WRITTEN REQUEST :: Repeat, exactly and only, the lines from the beginning of the data through the line with "(0,0) rectangle (1445,419);". Pictures are left out.

PROVIDED ENTRIES ::
>>>

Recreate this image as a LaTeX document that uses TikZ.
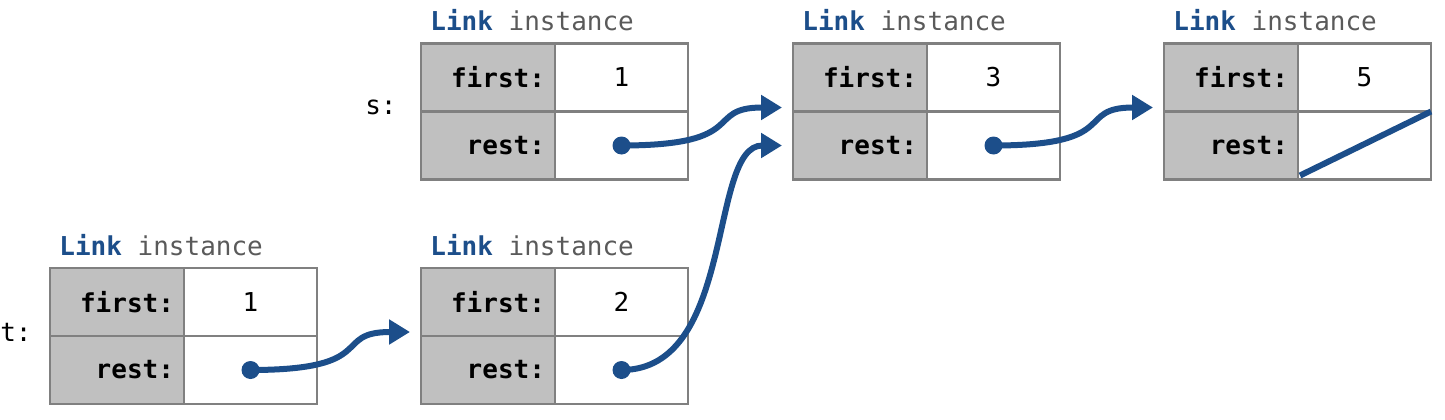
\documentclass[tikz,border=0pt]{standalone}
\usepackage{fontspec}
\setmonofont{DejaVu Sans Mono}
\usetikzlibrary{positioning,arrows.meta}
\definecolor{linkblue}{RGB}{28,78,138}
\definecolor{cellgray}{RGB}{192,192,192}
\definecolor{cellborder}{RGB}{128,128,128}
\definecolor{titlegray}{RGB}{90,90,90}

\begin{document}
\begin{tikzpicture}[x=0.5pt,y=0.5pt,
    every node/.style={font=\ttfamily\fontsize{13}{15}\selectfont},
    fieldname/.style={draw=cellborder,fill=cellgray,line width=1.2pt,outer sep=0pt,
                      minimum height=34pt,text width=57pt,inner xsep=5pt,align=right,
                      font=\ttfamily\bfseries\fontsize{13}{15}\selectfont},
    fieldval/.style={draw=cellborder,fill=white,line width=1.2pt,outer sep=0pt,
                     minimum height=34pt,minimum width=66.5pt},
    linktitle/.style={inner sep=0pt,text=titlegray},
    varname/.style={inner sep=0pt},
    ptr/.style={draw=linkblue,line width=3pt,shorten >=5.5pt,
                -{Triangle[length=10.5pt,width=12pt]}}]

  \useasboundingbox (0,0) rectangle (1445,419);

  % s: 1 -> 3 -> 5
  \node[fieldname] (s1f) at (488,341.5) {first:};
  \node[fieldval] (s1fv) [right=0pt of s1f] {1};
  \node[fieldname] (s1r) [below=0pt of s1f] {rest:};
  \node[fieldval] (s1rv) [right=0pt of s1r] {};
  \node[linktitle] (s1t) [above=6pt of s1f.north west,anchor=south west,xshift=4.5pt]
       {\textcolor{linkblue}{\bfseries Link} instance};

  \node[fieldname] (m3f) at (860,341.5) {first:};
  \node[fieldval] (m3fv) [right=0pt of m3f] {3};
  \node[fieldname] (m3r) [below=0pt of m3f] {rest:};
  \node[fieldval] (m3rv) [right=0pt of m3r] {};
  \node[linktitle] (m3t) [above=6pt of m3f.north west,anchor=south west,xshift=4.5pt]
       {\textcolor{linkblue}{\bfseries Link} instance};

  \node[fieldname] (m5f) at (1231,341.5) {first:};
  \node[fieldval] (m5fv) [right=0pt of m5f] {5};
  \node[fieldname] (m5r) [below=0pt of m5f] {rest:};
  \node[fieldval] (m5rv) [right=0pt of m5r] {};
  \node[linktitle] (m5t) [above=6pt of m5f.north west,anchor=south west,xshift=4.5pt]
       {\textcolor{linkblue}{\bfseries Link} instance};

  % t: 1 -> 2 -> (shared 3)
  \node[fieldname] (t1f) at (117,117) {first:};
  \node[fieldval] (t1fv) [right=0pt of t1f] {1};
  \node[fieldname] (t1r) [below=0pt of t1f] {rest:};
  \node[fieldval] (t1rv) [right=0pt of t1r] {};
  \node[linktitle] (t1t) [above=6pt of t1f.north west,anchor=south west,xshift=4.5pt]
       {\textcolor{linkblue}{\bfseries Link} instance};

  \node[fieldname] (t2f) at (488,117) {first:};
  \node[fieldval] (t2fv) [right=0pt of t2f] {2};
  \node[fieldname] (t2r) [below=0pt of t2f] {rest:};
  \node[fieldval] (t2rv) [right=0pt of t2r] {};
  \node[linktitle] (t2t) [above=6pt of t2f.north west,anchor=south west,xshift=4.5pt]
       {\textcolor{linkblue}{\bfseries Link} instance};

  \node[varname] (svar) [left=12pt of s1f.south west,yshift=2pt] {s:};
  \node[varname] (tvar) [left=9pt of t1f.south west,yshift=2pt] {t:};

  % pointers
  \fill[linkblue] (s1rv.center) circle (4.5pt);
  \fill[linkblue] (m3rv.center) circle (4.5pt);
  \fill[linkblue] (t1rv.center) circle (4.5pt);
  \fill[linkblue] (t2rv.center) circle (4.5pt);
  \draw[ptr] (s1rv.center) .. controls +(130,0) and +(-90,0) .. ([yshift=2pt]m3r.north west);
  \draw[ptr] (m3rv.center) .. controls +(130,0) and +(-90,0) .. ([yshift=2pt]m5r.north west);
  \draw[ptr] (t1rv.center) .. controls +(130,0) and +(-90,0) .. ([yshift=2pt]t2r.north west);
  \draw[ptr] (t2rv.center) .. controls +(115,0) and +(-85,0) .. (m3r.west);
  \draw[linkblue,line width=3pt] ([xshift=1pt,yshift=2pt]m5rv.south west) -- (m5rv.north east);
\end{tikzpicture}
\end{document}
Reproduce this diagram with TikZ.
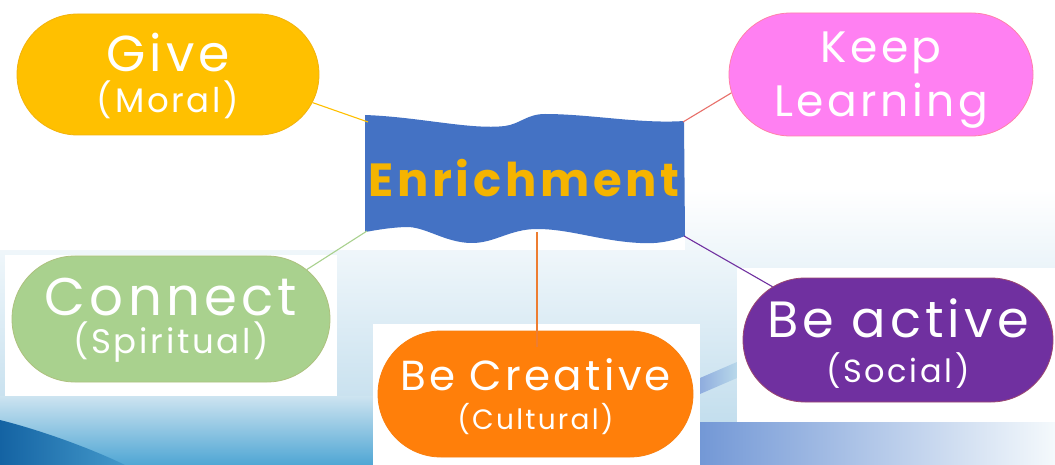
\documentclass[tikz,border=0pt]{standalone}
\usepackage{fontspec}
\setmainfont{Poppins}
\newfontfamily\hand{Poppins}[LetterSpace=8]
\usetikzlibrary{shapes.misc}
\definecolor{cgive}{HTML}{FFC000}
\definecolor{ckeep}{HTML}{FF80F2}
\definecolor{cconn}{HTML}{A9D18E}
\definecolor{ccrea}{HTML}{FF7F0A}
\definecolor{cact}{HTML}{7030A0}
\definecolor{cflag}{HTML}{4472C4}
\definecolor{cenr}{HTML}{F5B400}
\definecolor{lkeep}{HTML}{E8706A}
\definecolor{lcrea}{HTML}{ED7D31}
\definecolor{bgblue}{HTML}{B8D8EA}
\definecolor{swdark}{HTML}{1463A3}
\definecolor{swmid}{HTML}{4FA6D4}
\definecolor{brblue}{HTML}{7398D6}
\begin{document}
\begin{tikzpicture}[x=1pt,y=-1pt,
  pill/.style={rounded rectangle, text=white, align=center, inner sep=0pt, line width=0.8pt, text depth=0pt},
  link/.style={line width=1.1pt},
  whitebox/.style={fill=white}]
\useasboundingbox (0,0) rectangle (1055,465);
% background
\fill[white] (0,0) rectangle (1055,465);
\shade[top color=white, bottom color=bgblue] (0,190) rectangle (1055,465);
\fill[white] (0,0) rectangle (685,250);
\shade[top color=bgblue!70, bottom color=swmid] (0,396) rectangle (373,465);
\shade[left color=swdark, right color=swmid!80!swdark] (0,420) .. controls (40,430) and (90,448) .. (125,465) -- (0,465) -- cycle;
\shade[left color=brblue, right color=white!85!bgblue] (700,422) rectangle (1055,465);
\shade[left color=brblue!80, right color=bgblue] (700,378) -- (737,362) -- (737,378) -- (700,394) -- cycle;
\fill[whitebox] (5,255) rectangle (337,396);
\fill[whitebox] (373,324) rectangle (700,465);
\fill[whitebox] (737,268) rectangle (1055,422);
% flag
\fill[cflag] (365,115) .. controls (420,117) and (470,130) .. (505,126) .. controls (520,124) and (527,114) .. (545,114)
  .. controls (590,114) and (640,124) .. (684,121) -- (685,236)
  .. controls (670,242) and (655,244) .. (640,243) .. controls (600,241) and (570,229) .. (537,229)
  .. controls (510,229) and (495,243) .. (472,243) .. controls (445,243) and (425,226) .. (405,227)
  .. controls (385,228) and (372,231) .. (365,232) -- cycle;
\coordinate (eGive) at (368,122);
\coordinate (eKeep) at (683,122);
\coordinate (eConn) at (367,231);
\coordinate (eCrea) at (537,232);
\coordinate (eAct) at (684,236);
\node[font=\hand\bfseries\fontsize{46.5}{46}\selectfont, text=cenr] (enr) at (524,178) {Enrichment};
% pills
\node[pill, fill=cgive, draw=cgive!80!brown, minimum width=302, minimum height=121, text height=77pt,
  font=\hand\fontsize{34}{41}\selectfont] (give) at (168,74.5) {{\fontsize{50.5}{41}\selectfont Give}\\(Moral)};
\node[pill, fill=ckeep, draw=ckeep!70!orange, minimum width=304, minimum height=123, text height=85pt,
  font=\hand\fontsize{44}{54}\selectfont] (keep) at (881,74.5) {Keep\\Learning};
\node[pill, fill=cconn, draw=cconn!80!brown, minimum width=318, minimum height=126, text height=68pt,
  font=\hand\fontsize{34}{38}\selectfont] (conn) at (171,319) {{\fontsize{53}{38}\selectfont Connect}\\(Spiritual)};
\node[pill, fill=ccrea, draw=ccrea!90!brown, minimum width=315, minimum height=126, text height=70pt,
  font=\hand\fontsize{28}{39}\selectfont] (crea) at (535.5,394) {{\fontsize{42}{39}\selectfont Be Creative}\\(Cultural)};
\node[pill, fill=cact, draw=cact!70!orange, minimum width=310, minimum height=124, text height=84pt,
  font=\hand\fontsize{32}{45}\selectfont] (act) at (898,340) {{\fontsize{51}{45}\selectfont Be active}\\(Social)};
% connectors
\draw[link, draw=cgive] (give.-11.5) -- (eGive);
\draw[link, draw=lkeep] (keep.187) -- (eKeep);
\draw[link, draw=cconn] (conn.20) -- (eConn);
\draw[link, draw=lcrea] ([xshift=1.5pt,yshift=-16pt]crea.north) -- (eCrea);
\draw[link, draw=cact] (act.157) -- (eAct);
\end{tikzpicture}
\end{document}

<<<

THE RESPONSE ::
Recreate this image as a LaTeX document that uses TikZ.
\documentclass[tikz,border=0pt]{standalone}
\usepackage{fontspec}
\setmonofont{DejaVu Sans Mono}
\usetikzlibrary{positioning,arrows.meta}
\definecolor{linkblue}{RGB}{28,78,138}
\definecolor{cellgray}{RGB}{192,192,192}
\definecolor{cellborder}{RGB}{128,128,128}
\definecolor{titlegray}{RGB}{90,90,90}

\begin{document}
\begin{tikzpicture}[x=0.5pt,y=0.5pt,
    every node/.style={font=\ttfamily\fontsize{13}{15}\selectfont},
    fieldname/.style={draw=cellborder,fill=cellgray,line width=1.2pt,outer sep=0pt,
                      minimum height=34pt,text width=57pt,inner xsep=5pt,align=right,
                      font=\ttfamily\bfseries\fontsize{13}{15}\selectfont},
    fieldval/.style={draw=cellborder,fill=white,line width=1.2pt,outer sep=0pt,
                     minimum height=34pt,minimum width=66.5pt},
    linktitle/.style={inner sep=0pt,text=titlegray},
    varname/.style={inner sep=0pt},
    ptr/.style={draw=linkblue,line width=3pt,shorten >=5.5pt,
                -{Triangle[length=10.5pt,width=12pt]}}]

  \useasboundingbox (0,0) rectangle (1445,419);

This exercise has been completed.